Allerdings war in Deutschland auch die Spreizung nach sozialem Hintergrund besonders groß. Während Schülerinnen und Schüler aus privilegiertem Elternhaus so gut abschnitten wie in keinem anderen Land, rangierten Schülerinnen und Schüler aus benachteiligten Haushalten nur im oberen Mittelfeld. Wie auch sonst im Bereich Lesekompetenz schneiden Mädchen bei diesen Fragen deutlich besser ab als Jungen.

Passender Schulunterricht fehlt

Gleichzeitig gaben in Deutschland deutlich weniger Schülerinnen und Schüler als in den meisten anderen OECD-Ländern an, dass im Unterricht digitale Fertigkeiten wie das Erkennen von Spam und vertrauenswürdigen Quellen oder der Umgang mit Suchmaschinen behandelt wurde.

Die Studie zeigt auch, dass insbesondere das Lesen von Büchern auf Papier mit besseren Leistungen beim Leseverständnis einhergeht.

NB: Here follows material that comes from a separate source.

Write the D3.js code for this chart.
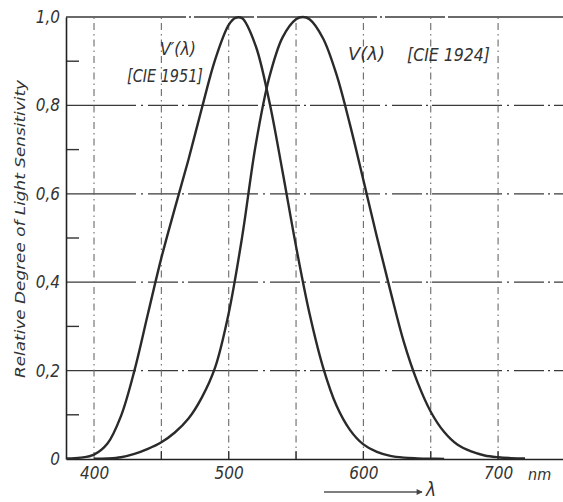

In den meisten Ländern führt auch die häufige Lektüre von Büchern auf digitalen Geräten zu besseren Leistungen, in Deutschland lässt sich dieser Effekt aber nicht ausmachen.

Wenig Freude am Lesen

Insgesamt gehört Deutschland zu den Ländern, in denen Schülerinnen und Schüler vergleichsweise wenig Freude am Lesen haben. Noch geringer ist die Freude am Lesen nur in den Niederlanden, Norwegen, Belgien und Dänemark. Gleichzeitig ist Deutschland das Land, in dem zwischen 2009 und 2018 die Freude am Lesen am stärksten zurückgegangen ist.